(The request) In the entries below, repeat only the lines between those holding "Write a LaTeX" and "tickLabels = ['Q", inclusive. Leave pictures out.

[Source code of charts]
● ● ● ● ●

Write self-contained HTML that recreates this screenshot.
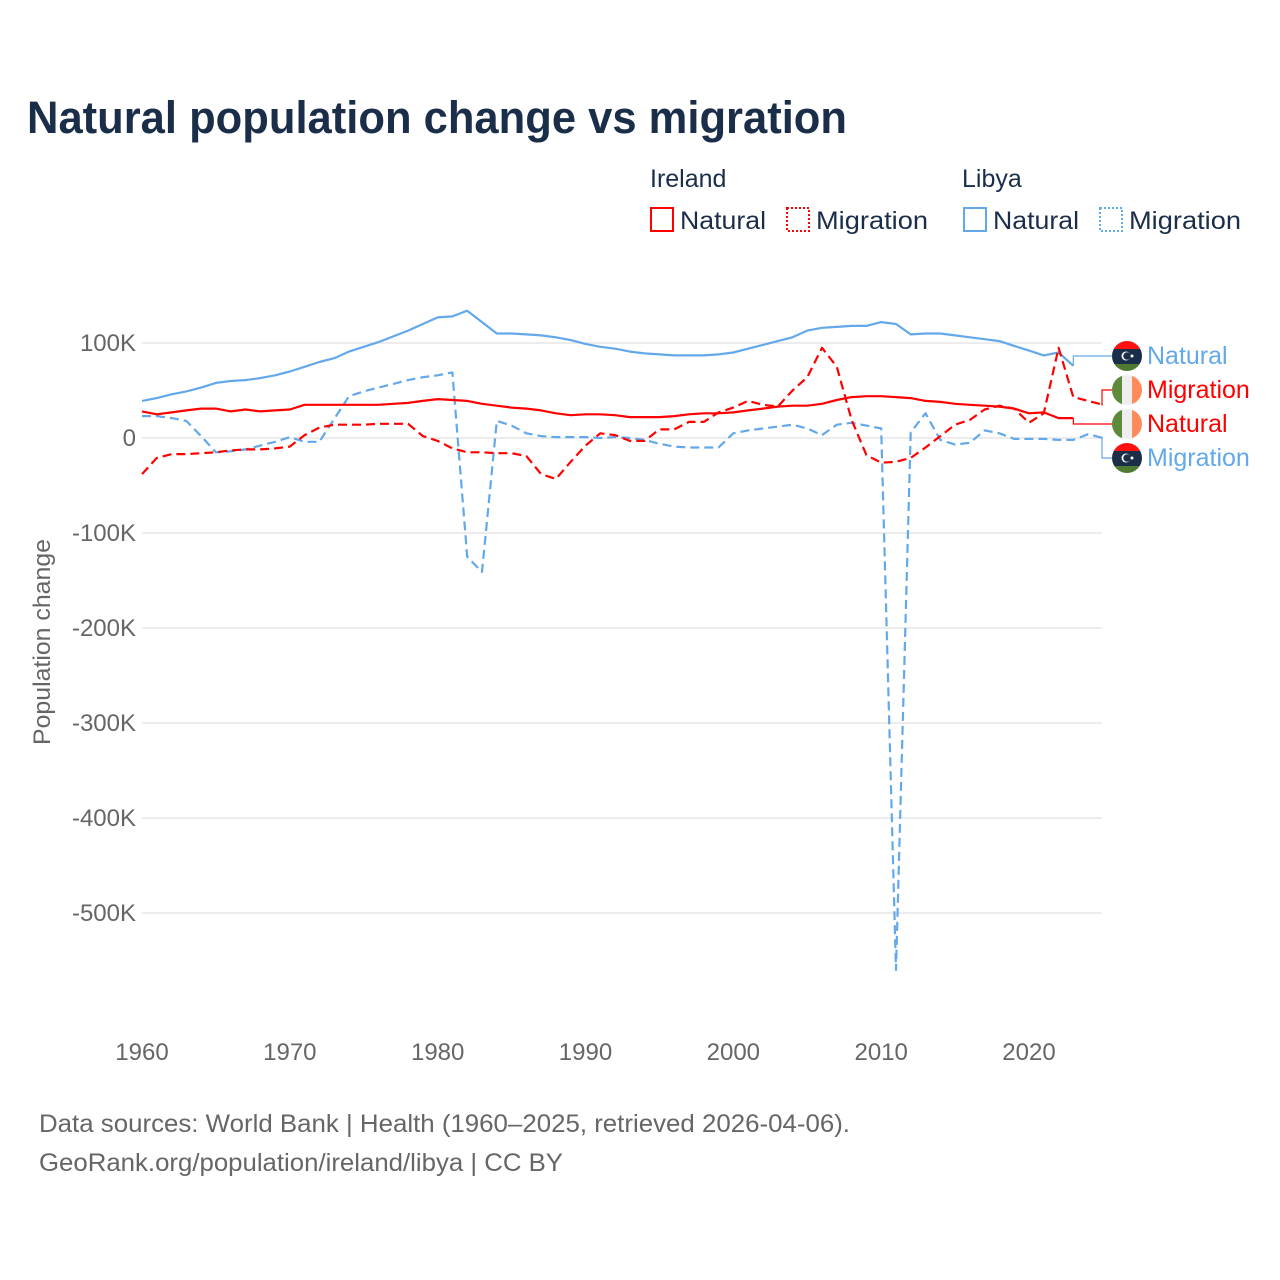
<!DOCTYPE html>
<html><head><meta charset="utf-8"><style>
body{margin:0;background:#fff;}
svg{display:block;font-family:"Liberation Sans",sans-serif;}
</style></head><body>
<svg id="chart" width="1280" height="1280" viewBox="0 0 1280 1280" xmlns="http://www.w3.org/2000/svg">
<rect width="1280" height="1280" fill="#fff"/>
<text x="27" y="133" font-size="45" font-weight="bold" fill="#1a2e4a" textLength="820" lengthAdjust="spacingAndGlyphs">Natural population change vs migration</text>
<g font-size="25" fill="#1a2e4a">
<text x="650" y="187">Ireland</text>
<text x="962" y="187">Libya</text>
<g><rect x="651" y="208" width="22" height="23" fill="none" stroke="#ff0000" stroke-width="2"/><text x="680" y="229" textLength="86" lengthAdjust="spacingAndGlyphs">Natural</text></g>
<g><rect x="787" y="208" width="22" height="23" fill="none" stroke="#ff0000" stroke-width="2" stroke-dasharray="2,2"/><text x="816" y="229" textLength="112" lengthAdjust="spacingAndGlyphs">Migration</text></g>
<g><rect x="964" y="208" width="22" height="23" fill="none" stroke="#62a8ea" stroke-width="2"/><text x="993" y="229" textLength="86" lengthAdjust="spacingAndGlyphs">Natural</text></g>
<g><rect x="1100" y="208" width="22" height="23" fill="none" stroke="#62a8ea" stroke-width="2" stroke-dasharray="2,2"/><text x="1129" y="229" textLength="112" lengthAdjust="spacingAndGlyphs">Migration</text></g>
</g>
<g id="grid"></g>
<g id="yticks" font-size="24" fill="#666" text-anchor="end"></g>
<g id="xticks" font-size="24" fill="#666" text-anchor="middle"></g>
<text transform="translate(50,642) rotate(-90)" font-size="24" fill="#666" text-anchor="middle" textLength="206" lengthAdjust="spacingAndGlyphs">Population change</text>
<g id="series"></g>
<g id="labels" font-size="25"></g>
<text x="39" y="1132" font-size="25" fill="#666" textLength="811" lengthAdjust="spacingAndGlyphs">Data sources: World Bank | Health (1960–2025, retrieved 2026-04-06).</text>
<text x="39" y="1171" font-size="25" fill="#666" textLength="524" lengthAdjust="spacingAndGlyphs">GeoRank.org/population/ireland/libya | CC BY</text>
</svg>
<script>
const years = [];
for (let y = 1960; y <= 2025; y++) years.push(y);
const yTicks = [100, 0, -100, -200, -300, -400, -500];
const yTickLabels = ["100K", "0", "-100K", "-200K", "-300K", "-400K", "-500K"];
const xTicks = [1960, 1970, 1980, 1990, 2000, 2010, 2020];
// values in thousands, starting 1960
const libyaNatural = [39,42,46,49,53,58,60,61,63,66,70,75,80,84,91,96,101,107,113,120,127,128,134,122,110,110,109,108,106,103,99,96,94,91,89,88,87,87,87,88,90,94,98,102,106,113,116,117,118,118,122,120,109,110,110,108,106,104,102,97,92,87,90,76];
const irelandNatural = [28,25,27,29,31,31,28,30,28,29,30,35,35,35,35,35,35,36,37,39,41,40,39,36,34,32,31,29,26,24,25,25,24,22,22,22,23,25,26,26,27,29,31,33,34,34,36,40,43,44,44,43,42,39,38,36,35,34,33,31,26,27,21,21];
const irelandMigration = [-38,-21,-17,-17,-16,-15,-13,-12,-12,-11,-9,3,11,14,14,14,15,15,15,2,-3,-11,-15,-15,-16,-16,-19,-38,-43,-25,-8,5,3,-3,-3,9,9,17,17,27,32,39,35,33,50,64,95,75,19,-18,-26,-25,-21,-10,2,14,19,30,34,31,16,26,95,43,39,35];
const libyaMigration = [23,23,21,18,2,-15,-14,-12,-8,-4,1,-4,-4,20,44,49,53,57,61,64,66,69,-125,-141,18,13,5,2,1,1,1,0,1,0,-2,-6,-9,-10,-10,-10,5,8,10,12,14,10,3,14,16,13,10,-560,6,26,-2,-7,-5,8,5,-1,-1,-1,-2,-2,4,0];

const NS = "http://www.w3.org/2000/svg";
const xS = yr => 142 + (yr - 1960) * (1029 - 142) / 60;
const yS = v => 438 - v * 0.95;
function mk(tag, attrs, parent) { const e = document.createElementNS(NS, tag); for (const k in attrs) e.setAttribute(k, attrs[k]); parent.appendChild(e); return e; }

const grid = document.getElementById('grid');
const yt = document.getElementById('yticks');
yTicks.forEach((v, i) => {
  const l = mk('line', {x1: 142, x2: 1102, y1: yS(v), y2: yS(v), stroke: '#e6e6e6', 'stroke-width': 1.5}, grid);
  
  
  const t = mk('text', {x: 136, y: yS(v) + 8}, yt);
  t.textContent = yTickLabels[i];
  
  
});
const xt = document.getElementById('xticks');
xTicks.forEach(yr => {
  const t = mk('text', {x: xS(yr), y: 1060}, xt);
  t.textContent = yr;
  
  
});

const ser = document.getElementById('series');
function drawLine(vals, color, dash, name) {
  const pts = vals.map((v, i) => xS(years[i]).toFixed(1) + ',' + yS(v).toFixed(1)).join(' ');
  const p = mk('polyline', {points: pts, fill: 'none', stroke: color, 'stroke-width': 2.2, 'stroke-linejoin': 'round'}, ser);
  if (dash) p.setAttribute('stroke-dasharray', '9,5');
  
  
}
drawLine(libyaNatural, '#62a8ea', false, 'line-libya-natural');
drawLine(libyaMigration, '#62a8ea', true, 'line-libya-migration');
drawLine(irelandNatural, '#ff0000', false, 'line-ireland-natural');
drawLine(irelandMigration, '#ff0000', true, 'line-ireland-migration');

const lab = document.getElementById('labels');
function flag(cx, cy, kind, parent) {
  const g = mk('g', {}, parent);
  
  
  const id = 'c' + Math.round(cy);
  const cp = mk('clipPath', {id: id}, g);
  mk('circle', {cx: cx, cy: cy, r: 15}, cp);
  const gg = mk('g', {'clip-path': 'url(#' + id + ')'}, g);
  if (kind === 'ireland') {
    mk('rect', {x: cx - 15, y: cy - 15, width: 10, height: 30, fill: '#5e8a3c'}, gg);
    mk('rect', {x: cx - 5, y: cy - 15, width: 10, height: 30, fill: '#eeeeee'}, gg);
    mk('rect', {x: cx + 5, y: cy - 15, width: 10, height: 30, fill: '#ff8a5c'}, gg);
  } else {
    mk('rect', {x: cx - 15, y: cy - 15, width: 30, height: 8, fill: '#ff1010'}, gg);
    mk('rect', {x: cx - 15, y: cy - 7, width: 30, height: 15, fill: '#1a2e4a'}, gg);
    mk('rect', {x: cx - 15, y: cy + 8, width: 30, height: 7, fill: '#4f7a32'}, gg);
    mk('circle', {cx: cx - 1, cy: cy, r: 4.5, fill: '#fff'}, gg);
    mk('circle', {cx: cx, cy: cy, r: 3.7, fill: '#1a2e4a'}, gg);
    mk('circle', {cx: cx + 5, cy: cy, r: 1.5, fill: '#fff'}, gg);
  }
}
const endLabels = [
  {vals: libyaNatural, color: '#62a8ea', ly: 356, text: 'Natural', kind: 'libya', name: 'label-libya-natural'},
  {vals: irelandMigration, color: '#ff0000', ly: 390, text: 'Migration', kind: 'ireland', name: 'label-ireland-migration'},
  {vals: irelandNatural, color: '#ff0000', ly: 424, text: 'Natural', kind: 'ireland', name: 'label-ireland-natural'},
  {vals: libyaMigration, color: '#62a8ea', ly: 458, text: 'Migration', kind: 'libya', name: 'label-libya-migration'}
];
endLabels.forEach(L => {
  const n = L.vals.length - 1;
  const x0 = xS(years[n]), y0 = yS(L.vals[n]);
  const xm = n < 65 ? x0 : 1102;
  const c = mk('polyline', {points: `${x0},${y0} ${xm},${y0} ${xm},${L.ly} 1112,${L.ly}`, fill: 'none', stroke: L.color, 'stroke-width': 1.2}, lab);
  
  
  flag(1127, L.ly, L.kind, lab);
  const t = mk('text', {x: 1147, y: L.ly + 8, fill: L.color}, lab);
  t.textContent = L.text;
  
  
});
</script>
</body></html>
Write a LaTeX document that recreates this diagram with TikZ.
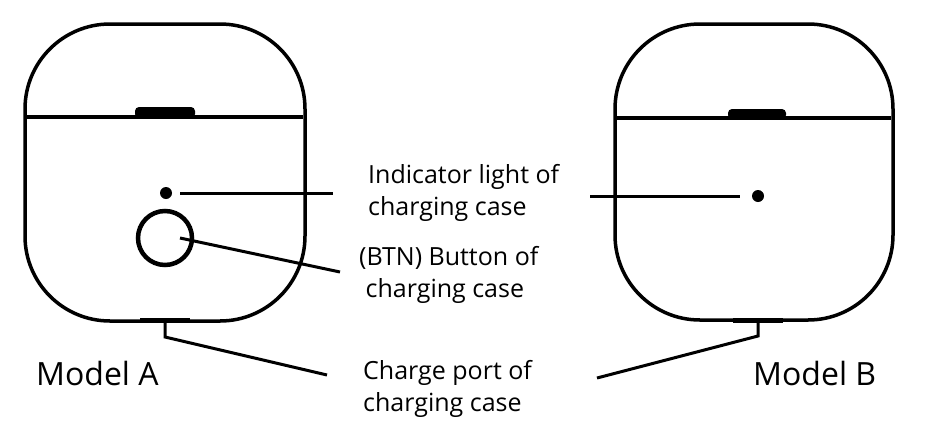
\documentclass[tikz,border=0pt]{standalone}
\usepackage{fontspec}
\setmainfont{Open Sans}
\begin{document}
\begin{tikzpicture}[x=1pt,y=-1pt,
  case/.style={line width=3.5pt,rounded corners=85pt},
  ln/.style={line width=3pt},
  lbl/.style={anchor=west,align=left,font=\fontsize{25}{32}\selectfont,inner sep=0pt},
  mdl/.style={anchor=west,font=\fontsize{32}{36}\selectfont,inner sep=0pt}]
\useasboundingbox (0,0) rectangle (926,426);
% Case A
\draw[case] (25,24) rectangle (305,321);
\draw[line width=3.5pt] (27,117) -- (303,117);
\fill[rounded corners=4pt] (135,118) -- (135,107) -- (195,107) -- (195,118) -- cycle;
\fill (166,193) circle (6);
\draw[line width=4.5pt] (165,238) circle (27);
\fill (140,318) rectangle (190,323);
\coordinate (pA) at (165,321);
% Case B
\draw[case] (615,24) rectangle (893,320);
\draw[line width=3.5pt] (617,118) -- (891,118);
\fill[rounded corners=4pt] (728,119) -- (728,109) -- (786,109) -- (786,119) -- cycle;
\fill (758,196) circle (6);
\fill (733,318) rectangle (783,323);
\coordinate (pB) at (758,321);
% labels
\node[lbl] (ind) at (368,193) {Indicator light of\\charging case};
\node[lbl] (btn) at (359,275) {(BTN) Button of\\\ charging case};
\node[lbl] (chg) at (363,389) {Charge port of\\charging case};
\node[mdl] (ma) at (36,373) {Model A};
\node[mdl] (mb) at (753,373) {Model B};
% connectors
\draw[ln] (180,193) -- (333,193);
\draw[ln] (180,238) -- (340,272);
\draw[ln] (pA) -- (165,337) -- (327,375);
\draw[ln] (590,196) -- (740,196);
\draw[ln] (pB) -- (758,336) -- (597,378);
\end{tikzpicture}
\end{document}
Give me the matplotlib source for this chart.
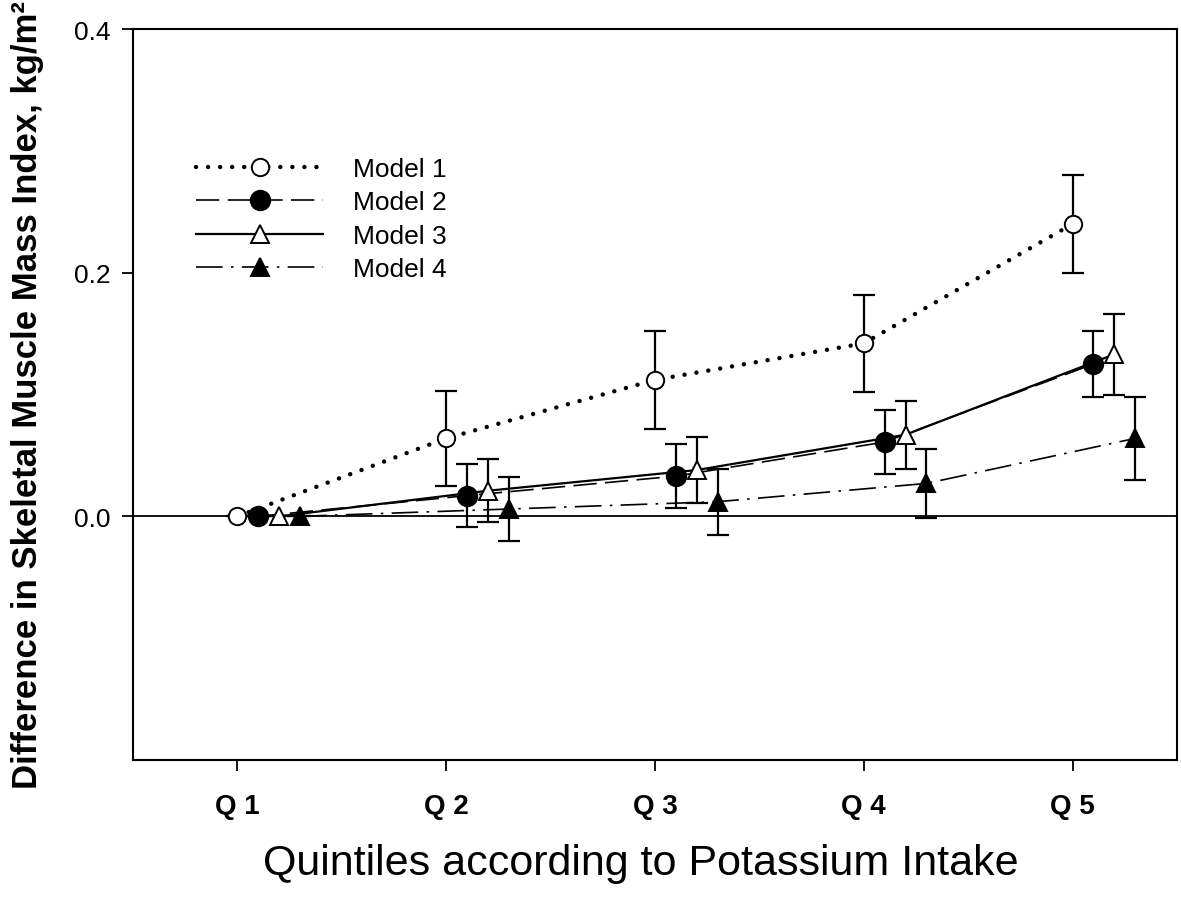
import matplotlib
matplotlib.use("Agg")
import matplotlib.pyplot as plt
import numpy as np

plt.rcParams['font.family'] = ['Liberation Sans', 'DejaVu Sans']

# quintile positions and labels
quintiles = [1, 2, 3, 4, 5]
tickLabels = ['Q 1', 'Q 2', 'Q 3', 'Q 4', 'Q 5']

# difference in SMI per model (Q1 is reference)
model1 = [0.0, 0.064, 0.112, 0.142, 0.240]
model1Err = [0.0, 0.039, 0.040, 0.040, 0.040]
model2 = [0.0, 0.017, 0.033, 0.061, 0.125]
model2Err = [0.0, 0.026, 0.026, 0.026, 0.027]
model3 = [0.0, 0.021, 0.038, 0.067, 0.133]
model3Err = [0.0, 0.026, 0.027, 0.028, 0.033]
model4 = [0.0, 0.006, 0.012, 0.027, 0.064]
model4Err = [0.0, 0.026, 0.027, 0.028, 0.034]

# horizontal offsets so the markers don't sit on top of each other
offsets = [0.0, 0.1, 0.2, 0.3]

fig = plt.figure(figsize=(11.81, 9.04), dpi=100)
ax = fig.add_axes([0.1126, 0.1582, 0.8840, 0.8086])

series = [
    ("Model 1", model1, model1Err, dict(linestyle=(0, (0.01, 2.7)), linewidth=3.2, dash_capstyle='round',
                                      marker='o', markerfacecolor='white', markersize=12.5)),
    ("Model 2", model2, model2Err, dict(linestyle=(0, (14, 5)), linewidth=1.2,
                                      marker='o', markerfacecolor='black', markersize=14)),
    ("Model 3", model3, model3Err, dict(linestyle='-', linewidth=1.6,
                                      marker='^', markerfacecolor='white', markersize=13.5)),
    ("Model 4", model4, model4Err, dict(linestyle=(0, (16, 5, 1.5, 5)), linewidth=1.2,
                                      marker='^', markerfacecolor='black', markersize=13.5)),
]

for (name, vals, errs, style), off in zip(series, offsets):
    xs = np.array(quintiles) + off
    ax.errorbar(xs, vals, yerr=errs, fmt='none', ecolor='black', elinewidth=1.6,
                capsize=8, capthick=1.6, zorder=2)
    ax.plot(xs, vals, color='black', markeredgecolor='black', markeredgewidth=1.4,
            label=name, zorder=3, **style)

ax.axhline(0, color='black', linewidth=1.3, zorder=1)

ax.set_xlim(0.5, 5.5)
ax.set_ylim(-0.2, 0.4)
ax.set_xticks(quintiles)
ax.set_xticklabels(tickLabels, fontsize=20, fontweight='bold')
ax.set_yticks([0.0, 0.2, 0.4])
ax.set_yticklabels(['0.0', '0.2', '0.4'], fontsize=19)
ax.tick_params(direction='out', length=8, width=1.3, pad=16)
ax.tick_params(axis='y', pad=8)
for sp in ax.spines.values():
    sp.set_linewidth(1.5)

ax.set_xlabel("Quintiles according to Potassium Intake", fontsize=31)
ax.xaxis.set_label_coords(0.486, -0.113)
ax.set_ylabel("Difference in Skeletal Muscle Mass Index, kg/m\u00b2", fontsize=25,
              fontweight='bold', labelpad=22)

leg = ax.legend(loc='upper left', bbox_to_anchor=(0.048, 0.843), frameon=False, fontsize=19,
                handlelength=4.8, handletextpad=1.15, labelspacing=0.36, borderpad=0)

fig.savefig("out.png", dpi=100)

● ● ● ● ●

(Full output)
Write a LaTeX document that recreates this diagram with TikZ.
\documentclass[tikz,border=0pt]{standalone}
\usepackage{fontspec}
\setmainfont{Open Sans}
\begin{document}
\begin{tikzpicture}[x=1pt,y=-1pt,
  case/.style={line width=3.5pt,rounded corners=85pt},
  ln/.style={line width=3pt},
  lbl/.style={anchor=west,align=left,font=\fontsize{25}{32}\selectfont,inner sep=0pt},
  mdl/.style={anchor=west,font=\fontsize{32}{36}\selectfont,inner sep=0pt}]
\useasboundingbox (0,0) rectangle (926,426);
% Case A
\draw[case] (25,24) rectangle (305,321);
\draw[line width=3.5pt] (27,117) -- (303,117);
\fill[rounded corners=4pt] (135,118) -- (135,107) -- (195,107) -- (195,118) -- cycle;
\fill (166,193) circle (6);
\draw[line width=4.5pt] (165,238) circle (27);
\fill (140,318) rectangle (190,323);
\coordinate (pA) at (165,321);
% Case B
\draw[case] (615,24) rectangle (893,320);
\draw[line width=3.5pt] (617,118) -- (891,118);
\fill[rounded corners=4pt] (728,119) -- (728,109) -- (786,109) -- (786,119) -- cycle;
\fill (758,196) circle (6);
\fill (733,318) rectangle (783,323);
\coordinate (pB) at (758,321);
% labels
\node[lbl] (ind) at (368,193) {Indicator light of\\charging case};
\node[lbl] (btn) at (359,275) {(BTN) Button of\\\ charging case};
\node[lbl] (chg) at (363,389) {Charge port of\\charging case};
\node[mdl] (ma) at (36,373) {Model A};
\node[mdl] (mb) at (753,373) {Model B};
% connectors
\draw[ln] (180,193) -- (333,193);
\draw[ln] (180,238) -- (340,272);
\draw[ln] (pA) -- (165,337) -- (327,375);
\draw[ln] (590,196) -- (740,196);
\draw[ln] (pB) -- (758,336) -- (597,378);
\end{tikzpicture}
\end{document}
Give me the matplotlib source for this chart.
import matplotlib
matplotlib.use("Agg")
import matplotlib.pyplot as plt
import numpy as np

plt.rcParams['font.family'] = ['Liberation Sans', 'DejaVu Sans']

# quintile positions and labels
quintiles = [1, 2, 3, 4, 5]
tickLabels = ['Q 1', 'Q 2', 'Q 3', 'Q 4', 'Q 5']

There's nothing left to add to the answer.